__Written problem__:
Look through the data below and extract, unchanged, the lines from the one that contains "Emit a component" to the one that contains "XAxis, YAxis, CartesianGrid", both included.

__Information provided__:
================================

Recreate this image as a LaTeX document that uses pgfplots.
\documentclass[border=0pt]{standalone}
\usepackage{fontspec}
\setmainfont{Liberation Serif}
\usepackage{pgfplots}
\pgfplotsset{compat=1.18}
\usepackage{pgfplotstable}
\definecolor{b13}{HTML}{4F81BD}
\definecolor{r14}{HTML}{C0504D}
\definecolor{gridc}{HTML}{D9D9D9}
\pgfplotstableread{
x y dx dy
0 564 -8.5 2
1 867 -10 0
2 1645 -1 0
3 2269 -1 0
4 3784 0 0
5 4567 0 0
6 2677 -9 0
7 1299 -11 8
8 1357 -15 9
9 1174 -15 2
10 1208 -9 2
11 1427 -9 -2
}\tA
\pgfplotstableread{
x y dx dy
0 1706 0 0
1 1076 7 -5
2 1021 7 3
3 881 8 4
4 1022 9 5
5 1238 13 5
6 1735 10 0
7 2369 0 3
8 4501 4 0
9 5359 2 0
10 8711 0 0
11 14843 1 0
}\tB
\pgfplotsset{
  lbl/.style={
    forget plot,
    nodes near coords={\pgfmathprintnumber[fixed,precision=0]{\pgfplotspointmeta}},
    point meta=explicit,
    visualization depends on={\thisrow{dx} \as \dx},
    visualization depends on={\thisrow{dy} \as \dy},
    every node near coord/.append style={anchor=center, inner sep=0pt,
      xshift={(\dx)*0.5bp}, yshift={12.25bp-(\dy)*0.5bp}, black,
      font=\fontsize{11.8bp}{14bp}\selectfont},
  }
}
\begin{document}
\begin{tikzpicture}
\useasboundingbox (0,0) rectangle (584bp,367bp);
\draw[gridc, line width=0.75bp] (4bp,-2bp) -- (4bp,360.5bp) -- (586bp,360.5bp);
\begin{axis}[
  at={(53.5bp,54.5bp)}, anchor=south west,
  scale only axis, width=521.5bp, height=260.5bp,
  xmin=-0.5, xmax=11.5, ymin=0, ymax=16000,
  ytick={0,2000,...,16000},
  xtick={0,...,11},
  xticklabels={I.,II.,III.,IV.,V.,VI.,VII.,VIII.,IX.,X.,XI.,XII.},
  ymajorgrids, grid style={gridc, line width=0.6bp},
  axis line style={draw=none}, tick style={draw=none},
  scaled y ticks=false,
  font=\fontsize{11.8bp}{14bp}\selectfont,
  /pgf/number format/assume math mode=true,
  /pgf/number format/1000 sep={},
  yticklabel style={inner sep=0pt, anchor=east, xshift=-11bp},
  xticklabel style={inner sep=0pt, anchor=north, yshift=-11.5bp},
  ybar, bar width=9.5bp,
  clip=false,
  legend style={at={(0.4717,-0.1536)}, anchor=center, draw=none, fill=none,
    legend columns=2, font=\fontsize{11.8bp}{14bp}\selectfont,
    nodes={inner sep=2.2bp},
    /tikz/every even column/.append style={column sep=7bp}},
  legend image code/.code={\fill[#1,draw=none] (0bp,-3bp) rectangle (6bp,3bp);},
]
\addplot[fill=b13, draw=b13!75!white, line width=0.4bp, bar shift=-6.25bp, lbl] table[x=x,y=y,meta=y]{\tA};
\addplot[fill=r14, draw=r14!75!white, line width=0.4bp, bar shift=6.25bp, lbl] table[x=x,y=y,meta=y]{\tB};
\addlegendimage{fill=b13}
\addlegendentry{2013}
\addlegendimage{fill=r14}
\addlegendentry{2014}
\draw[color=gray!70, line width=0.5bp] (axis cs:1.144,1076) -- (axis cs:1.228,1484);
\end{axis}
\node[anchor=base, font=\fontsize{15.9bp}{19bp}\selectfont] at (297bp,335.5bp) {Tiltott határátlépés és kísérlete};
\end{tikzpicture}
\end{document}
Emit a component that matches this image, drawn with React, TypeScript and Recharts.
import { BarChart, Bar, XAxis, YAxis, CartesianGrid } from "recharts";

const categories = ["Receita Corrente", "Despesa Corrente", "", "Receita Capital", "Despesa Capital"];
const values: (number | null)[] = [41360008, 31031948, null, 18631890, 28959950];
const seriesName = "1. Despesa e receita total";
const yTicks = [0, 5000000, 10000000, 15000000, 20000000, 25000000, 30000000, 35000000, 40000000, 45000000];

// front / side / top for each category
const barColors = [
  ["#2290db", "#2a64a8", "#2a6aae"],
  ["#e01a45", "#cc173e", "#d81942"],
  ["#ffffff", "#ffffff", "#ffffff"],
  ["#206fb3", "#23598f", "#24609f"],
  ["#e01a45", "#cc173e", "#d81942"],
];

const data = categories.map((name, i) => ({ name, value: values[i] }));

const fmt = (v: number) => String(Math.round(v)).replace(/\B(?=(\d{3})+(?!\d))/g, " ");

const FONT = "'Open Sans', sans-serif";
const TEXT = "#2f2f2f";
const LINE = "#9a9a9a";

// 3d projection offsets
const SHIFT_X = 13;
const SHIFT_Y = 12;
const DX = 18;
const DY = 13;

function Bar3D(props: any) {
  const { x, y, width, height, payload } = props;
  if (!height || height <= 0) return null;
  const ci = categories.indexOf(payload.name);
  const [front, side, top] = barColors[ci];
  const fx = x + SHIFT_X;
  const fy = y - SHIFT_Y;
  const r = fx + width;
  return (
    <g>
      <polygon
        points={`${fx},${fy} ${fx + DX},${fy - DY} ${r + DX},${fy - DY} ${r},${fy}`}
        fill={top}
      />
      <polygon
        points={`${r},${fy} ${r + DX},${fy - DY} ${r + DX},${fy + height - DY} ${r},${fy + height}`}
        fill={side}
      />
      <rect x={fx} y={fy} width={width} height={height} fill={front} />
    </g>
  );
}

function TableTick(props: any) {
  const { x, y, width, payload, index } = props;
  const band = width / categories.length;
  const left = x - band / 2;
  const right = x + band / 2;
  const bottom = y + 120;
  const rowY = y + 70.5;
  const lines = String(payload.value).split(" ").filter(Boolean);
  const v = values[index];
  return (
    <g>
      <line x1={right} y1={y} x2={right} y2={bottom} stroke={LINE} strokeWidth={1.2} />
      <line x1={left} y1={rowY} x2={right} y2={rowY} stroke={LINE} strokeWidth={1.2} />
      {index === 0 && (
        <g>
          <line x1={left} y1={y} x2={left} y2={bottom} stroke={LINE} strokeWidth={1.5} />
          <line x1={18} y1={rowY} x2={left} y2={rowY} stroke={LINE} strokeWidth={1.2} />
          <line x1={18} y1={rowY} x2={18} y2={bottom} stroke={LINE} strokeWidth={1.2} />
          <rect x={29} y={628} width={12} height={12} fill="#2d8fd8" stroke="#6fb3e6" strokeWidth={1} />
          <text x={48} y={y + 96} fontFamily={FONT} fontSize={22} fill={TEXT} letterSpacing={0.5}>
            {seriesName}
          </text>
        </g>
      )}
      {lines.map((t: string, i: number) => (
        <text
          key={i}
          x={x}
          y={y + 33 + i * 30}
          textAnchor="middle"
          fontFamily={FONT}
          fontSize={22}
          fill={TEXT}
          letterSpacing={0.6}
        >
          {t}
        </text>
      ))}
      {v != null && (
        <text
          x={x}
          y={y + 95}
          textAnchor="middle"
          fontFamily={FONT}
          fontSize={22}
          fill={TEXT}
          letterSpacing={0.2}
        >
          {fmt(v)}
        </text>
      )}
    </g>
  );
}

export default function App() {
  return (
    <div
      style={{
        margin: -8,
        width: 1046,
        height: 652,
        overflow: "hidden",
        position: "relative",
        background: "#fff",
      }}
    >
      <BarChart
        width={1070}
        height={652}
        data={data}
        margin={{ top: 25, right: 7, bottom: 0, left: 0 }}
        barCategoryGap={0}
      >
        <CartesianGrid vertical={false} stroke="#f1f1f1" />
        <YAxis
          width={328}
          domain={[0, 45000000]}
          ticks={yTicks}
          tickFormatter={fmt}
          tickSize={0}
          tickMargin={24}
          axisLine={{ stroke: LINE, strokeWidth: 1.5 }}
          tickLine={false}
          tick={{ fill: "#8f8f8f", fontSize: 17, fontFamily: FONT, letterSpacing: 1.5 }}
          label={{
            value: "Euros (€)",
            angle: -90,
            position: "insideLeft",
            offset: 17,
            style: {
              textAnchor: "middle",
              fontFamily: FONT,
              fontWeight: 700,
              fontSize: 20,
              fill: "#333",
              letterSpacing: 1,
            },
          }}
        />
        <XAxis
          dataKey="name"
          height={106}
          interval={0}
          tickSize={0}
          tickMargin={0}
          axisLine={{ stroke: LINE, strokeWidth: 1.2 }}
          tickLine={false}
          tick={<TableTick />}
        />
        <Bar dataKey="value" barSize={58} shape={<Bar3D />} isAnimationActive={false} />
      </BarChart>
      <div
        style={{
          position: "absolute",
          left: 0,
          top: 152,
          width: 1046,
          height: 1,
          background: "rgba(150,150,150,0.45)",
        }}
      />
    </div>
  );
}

================================

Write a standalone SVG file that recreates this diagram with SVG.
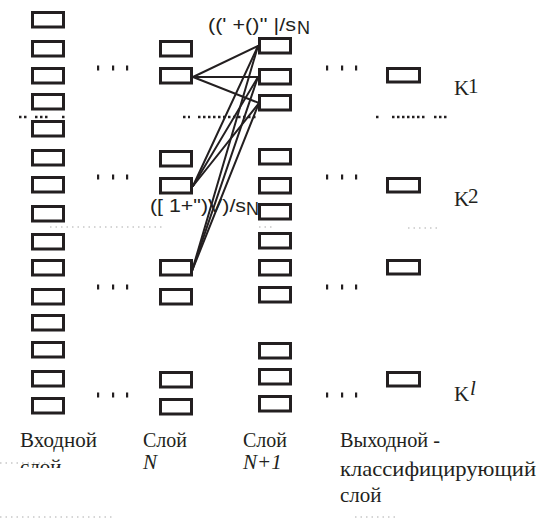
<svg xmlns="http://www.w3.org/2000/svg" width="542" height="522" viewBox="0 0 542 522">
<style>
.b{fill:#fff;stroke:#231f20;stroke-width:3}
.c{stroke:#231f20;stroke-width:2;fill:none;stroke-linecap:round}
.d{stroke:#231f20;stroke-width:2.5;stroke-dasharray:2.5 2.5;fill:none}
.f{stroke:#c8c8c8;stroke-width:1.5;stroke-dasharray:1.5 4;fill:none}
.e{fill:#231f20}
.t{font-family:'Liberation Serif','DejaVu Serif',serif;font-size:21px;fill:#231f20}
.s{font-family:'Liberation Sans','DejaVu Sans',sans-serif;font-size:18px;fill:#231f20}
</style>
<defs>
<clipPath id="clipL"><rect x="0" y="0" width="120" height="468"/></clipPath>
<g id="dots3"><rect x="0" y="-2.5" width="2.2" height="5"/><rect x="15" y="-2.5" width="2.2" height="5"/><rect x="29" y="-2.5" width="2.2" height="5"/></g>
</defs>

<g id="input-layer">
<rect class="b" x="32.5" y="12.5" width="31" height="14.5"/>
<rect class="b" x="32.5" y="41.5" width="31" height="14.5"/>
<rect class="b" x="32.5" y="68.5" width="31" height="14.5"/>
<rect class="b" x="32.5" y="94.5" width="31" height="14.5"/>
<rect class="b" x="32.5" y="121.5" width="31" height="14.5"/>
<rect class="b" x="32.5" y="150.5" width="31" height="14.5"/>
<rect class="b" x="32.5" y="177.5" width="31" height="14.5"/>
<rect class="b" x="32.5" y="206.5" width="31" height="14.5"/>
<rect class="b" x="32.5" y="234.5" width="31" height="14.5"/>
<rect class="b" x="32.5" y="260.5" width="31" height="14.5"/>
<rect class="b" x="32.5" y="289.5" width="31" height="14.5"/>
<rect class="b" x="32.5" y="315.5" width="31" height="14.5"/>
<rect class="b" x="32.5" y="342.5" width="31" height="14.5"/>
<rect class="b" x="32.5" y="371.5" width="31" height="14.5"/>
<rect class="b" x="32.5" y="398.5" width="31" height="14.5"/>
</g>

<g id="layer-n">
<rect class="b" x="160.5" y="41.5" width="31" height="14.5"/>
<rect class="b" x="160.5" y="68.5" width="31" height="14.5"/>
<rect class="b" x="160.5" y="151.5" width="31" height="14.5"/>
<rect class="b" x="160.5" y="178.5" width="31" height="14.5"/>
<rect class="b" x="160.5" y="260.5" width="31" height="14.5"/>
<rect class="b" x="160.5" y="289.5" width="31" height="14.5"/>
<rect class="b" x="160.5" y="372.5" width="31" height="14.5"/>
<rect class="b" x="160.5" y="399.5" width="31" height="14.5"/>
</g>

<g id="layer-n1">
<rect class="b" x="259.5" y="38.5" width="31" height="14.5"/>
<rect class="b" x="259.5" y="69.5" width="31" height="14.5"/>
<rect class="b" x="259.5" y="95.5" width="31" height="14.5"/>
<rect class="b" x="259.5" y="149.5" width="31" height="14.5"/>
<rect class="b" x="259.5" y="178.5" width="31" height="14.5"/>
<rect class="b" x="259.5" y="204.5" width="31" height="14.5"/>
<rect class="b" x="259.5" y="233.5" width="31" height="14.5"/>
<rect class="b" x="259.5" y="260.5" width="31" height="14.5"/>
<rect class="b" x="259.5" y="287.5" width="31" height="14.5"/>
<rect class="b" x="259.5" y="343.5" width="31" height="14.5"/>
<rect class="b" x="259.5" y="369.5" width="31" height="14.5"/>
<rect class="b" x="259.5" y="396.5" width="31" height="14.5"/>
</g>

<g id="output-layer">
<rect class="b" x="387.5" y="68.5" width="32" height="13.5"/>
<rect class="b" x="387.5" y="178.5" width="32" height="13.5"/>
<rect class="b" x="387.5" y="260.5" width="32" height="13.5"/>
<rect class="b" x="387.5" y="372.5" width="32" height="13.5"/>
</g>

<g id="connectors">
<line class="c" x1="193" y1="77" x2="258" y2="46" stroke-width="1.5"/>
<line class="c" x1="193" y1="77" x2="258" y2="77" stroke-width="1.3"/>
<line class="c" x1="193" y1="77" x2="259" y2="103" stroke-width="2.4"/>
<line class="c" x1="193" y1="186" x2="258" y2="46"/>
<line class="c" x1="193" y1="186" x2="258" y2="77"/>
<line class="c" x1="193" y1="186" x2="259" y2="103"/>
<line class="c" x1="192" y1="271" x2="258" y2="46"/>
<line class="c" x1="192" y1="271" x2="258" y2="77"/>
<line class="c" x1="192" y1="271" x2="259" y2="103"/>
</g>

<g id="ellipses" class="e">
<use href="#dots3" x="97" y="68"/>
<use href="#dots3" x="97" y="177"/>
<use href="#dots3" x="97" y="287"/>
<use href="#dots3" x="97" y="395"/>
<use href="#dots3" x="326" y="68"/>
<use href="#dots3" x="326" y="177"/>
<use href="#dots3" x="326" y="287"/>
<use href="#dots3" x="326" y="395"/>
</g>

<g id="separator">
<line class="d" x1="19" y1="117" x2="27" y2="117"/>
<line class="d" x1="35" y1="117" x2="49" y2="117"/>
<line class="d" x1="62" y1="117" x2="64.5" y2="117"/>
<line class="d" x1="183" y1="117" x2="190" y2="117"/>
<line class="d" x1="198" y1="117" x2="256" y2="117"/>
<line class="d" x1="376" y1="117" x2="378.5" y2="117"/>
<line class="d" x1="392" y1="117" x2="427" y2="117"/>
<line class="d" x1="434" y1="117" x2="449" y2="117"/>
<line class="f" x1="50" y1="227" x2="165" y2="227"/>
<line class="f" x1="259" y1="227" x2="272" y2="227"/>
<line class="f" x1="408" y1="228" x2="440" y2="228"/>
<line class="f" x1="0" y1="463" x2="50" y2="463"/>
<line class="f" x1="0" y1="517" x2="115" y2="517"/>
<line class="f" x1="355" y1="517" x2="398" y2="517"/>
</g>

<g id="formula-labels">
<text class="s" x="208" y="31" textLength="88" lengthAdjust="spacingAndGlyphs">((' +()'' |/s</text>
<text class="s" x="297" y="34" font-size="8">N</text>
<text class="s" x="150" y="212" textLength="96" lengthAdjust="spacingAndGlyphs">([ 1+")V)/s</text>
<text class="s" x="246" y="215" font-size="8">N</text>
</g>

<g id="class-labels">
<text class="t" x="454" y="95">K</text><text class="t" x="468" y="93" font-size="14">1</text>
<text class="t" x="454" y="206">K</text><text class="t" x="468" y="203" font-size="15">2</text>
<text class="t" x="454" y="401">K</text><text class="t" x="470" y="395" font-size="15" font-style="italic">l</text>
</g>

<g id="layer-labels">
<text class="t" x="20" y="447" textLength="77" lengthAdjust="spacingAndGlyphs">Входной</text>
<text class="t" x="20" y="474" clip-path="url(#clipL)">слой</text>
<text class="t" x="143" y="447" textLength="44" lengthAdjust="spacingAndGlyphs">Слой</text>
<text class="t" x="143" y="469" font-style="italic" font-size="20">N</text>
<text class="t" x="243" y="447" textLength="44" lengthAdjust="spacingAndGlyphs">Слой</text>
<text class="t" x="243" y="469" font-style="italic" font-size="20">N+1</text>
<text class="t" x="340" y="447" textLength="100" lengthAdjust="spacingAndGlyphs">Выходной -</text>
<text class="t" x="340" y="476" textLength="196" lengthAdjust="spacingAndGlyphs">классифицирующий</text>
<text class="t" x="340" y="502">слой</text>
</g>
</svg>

================================

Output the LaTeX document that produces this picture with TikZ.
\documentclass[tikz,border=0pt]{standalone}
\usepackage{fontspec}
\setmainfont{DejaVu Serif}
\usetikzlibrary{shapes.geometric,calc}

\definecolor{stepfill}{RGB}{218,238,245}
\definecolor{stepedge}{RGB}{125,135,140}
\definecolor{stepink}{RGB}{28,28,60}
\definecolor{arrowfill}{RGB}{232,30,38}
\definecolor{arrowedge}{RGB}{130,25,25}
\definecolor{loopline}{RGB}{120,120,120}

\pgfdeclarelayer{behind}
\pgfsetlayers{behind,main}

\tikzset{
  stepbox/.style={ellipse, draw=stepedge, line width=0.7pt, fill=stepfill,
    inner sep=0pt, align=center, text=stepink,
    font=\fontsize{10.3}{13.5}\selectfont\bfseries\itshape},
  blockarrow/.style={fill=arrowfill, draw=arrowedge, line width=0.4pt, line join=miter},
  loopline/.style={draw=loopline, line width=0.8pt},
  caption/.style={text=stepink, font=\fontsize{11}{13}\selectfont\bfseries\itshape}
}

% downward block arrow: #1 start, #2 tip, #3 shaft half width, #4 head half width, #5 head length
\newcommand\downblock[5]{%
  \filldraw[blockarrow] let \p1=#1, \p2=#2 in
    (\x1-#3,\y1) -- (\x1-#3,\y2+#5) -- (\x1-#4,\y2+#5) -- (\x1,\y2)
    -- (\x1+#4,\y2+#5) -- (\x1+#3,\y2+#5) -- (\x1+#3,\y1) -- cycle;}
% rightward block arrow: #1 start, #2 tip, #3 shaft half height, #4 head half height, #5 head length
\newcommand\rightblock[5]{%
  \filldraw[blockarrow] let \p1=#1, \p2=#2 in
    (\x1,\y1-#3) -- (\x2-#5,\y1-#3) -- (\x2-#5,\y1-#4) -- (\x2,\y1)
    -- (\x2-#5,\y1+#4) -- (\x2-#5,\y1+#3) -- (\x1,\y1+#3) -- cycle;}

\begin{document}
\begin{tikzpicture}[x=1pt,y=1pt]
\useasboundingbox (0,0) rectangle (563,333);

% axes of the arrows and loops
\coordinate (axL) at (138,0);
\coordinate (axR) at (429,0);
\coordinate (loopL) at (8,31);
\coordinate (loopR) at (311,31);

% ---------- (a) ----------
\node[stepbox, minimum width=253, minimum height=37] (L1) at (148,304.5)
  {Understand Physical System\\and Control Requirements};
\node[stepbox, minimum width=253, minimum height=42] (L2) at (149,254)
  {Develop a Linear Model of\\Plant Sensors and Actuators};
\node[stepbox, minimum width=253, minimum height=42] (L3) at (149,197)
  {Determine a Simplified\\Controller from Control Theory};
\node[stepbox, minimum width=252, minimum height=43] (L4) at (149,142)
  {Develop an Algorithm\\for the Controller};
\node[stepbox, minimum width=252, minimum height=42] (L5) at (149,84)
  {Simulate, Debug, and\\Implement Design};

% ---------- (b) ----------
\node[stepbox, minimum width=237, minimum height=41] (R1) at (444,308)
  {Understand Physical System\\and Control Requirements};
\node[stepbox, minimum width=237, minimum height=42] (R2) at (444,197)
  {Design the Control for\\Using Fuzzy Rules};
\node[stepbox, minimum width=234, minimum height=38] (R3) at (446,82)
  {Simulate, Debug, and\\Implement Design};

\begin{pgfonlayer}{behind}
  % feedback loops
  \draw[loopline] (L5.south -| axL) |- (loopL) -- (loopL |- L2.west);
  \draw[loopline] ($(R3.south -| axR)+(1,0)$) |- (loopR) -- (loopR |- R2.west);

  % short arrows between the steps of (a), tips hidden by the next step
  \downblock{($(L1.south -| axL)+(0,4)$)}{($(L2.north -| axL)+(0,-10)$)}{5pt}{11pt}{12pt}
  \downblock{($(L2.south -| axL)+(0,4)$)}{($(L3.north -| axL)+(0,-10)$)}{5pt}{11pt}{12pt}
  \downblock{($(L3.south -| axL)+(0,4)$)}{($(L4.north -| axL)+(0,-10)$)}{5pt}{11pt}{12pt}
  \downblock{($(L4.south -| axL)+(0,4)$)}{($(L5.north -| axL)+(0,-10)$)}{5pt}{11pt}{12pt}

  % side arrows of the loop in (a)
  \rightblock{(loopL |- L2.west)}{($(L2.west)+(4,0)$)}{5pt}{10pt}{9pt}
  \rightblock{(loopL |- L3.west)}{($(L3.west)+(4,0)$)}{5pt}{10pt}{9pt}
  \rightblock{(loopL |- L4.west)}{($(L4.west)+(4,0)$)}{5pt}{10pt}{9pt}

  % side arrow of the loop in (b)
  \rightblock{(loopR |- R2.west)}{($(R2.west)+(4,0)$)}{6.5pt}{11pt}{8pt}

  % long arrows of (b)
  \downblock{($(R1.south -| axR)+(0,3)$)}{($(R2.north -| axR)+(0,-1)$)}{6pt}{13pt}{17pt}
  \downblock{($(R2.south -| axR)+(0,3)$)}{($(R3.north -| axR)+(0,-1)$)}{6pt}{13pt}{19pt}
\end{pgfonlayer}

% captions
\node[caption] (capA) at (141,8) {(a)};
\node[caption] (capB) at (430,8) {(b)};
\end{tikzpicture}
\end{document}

================================

__Task result__:
Emit a component that matches this image, drawn with React, TypeScript and Recharts.
import { BarChart, Bar, XAxis, YAxis, CartesianGrid } from "recharts";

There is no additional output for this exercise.